Aim:
All lines from the beginning of the listing through the line with "4.95, 4.90, 5.12, 5.27];" are to be copied word for word; the pictures are not.
##############################
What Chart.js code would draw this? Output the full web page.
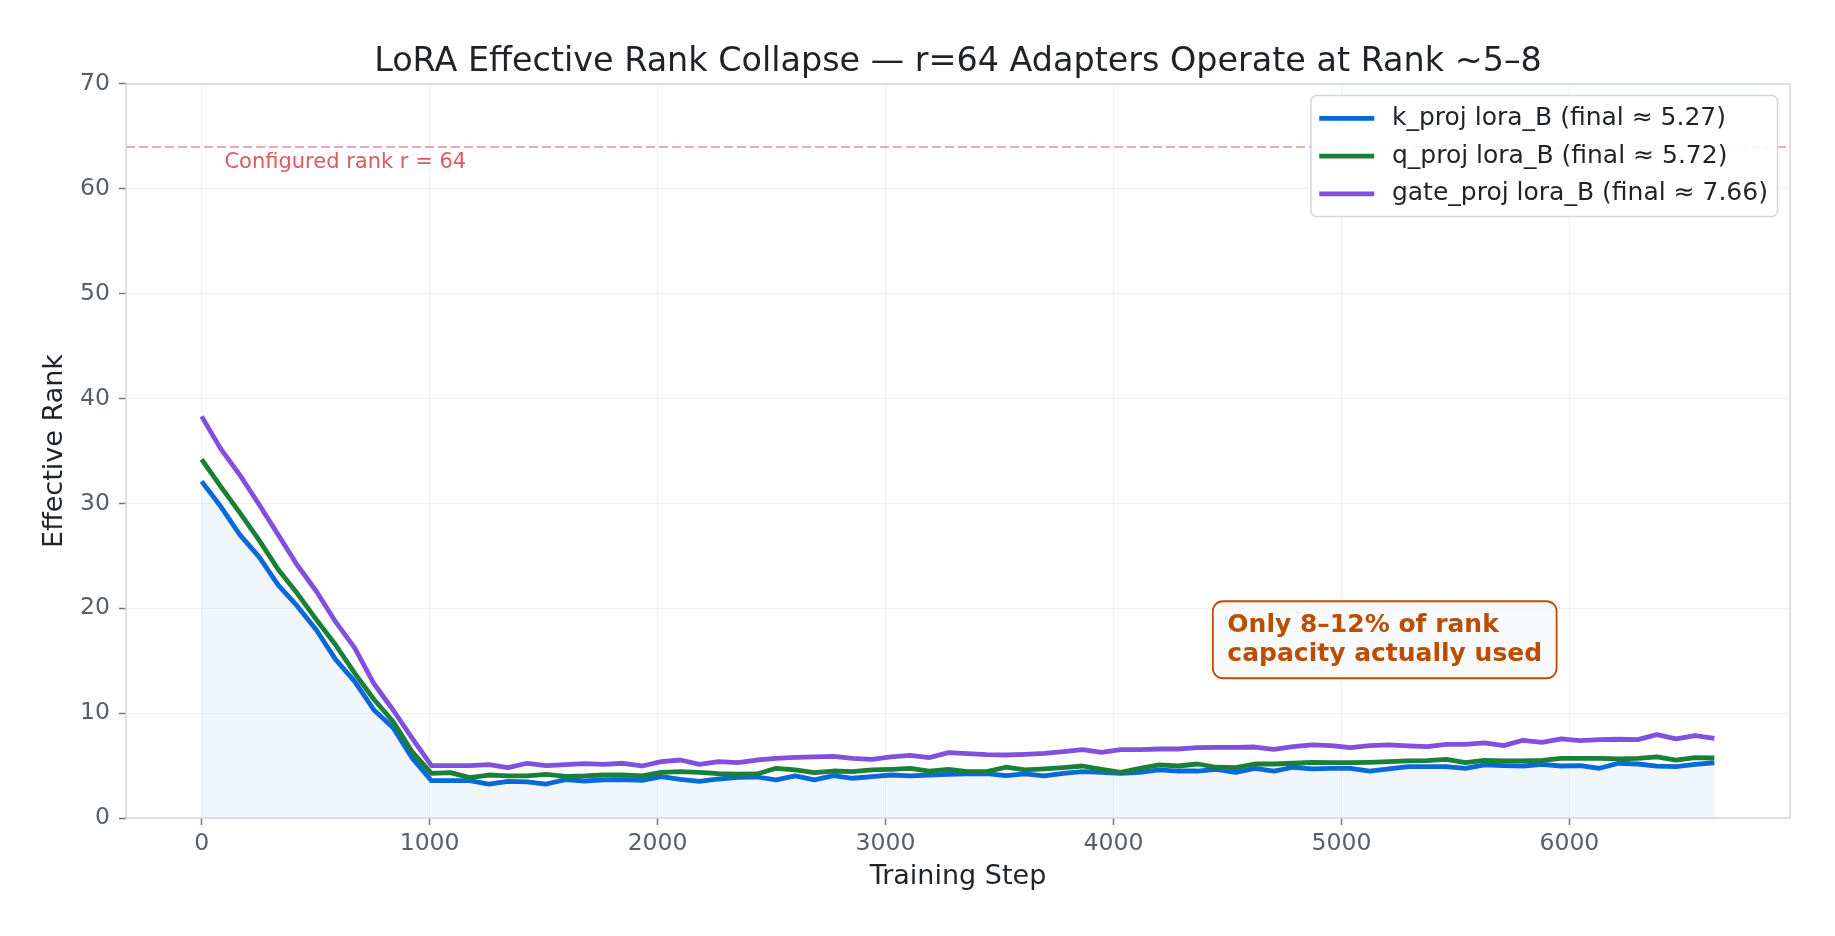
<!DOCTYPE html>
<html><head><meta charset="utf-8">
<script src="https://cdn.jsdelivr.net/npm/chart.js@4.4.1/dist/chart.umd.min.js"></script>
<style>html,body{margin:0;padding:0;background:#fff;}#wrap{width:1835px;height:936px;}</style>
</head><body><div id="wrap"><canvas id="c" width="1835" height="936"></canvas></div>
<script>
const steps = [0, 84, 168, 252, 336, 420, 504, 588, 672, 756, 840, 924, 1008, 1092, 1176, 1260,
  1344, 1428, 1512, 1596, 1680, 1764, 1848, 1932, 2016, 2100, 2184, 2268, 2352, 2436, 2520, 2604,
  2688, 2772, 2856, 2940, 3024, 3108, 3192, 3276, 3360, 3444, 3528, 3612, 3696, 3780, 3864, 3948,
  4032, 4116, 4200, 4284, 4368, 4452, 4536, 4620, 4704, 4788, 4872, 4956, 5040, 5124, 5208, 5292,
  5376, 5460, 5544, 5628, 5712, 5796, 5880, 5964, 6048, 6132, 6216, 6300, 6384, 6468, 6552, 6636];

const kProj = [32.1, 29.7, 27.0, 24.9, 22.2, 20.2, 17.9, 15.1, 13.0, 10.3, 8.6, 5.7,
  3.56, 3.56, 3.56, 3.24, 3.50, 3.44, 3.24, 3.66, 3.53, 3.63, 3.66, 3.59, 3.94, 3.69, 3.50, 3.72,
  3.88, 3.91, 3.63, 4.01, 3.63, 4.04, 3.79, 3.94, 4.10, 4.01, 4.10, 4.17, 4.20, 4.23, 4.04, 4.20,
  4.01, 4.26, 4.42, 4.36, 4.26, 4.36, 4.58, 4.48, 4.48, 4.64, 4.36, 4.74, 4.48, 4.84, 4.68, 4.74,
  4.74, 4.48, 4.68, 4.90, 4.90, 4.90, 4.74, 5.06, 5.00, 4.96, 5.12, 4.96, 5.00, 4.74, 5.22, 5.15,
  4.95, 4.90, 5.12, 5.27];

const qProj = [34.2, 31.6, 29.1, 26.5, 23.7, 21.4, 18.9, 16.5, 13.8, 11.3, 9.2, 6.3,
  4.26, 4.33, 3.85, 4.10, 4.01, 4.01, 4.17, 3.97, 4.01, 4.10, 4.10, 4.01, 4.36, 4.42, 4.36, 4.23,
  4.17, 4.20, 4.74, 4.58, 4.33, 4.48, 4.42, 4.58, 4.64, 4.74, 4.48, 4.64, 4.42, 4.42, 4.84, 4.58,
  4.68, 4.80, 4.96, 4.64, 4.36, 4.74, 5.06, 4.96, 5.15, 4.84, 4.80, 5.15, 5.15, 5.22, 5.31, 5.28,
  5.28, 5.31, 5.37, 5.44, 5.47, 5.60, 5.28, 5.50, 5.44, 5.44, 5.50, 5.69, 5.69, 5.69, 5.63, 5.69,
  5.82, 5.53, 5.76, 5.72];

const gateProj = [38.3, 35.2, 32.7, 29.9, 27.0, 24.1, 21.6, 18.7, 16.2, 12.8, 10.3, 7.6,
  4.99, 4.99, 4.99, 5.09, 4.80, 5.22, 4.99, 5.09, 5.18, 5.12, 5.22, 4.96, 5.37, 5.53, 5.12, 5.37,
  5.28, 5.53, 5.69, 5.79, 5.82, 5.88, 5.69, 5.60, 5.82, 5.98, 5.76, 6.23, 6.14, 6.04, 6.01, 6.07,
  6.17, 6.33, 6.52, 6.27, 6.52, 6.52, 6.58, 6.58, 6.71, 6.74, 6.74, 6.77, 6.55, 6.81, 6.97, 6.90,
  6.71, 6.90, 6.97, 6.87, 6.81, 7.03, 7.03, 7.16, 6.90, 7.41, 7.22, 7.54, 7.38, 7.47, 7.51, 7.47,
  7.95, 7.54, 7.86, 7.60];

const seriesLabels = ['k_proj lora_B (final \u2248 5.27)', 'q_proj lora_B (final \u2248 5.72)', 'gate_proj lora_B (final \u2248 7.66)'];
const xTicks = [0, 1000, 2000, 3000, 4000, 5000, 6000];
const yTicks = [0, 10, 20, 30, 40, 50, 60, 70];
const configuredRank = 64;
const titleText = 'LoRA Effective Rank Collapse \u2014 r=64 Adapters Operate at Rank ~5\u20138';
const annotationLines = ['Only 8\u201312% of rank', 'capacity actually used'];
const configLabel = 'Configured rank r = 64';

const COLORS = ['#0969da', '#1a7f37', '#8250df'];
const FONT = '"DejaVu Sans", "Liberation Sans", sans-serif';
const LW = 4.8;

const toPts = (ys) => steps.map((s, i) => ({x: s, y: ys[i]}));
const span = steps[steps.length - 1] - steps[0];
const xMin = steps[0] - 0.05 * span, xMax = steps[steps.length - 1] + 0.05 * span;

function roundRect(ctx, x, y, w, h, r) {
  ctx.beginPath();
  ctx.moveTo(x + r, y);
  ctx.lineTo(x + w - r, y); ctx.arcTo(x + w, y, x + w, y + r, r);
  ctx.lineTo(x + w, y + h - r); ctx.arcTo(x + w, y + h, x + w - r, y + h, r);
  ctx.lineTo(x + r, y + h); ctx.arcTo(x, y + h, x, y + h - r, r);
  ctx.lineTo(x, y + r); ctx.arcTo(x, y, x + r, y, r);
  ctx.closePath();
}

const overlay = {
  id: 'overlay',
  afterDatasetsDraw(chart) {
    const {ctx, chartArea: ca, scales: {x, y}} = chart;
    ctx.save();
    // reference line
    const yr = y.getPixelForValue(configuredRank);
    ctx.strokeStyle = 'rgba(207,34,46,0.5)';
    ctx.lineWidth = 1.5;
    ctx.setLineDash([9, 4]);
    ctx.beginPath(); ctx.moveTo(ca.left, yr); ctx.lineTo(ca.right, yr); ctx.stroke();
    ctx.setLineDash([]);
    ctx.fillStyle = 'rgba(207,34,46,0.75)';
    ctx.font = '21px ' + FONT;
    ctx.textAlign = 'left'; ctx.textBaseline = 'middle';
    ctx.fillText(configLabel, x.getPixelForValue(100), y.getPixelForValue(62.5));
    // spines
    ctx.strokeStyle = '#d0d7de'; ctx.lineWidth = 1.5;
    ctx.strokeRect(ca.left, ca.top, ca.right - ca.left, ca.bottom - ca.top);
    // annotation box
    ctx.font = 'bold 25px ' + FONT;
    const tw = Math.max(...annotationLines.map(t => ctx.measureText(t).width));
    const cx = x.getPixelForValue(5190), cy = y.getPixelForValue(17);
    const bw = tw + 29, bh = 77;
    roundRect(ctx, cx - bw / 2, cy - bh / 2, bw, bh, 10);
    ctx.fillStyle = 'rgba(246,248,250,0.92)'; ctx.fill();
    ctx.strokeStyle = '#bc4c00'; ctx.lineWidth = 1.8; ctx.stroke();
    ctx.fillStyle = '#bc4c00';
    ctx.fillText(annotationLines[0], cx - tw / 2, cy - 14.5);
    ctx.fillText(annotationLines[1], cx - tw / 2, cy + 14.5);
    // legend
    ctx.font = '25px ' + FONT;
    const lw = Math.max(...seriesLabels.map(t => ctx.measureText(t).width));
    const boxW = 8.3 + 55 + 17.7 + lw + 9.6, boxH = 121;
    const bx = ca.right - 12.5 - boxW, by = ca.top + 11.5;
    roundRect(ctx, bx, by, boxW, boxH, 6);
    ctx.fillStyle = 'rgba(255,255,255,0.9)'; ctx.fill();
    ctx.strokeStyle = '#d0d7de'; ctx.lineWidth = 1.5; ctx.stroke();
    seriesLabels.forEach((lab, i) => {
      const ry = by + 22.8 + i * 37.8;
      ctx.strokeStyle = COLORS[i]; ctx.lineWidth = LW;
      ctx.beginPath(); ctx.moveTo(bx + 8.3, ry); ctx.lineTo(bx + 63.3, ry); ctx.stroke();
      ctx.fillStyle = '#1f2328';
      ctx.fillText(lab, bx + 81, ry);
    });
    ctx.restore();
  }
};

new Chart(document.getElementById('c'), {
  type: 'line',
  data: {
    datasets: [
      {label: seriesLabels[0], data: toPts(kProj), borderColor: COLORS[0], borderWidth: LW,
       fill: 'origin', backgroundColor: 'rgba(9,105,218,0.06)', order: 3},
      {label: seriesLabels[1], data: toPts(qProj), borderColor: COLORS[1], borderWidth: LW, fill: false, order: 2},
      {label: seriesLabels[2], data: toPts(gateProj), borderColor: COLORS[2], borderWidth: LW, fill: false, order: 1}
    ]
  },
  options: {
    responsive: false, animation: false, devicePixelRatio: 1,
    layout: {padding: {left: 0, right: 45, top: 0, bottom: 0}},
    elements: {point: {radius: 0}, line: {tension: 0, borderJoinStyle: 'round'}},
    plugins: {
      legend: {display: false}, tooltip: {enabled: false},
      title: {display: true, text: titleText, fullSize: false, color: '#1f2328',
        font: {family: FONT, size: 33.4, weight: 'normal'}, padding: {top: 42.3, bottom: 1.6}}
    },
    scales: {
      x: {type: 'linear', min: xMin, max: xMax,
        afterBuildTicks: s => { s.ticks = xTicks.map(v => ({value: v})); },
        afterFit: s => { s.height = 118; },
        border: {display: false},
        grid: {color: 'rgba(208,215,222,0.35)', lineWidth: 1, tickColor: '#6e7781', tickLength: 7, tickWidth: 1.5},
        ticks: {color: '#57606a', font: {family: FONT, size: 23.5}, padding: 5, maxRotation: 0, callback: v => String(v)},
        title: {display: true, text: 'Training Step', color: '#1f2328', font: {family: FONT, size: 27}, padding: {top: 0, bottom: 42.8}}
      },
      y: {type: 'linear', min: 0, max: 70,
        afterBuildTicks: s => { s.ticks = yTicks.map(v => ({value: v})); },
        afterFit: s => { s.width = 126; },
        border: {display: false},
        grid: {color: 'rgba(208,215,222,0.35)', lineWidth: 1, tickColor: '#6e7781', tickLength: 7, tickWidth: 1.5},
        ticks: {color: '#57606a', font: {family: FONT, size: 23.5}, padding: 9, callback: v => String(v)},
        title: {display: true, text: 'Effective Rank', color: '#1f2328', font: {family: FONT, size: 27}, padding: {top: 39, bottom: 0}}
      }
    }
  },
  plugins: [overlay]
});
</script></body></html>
##############################
Problem solution:
What Chart.js code would draw this? Output the full web page.
<!DOCTYPE html>
<html><head><meta charset="utf-8">
<script src="https://cdn.jsdelivr.net/npm/chart.js@4.4.1/dist/chart.umd.min.js"></script>
<style>html,body{margin:0;padding:0;background:#fff;}#wrap{width:1835px;height:936px;}</style>
</head><body><div id="wrap"><canvas id="c" width="1835" height="936"></canvas></div>
<script>
const steps = [0, 84, 168, 252, 336, 420, 504, 588, 672, 756, 840, 924, 1008, 1092, 1176, 1260,
  1344, 1428, 1512, 1596, 1680, 1764, 1848, 1932, 2016, 2100, 2184, 2268, 2352, 2436, 2520, 2604,
  2688, 2772, 2856, 2940, 3024, 3108, 3192, 3276, 3360, 3444, 3528, 3612, 3696, 3780, 3864, 3948,
  4032, 4116, 4200, 4284, 4368, 4452, 4536, 4620, 4704, 4788, 4872, 4956, 5040, 5124, 5208, 5292,
  5376, 5460, 5544, 5628, 5712, 5796, 5880, 5964, 6048, 6132, 6216, 6300, 6384, 6468, 6552, 6636];

const kProj = [32.1, 29.7, 27.0, 24.9, 22.2, 20.2, 17.9, 15.1, 13.0, 10.3, 8.6, 5.7,
  3.56, 3.56, 3.56, 3.24, 3.50, 3.44, 3.24, 3.66, 3.53, 3.63, 3.66, 3.59, 3.94, 3.69, 3.50, 3.72,
  3.88, 3.91, 3.63, 4.01, 3.63, 4.04, 3.79, 3.94, 4.10, 4.01, 4.10, 4.17, 4.20, 4.23, 4.04, 4.20,
  4.01, 4.26, 4.42, 4.36, 4.26, 4.36, 4.58, 4.48, 4.48, 4.64, 4.36, 4.74, 4.48, 4.84, 4.68, 4.74,
  4.74, 4.48, 4.68, 4.90, 4.90, 4.90, 4.74, 5.06, 5.00, 4.96, 5.12, 4.96, 5.00, 4.74, 5.22, 5.15,
  4.95, 4.90, 5.12, 5.27];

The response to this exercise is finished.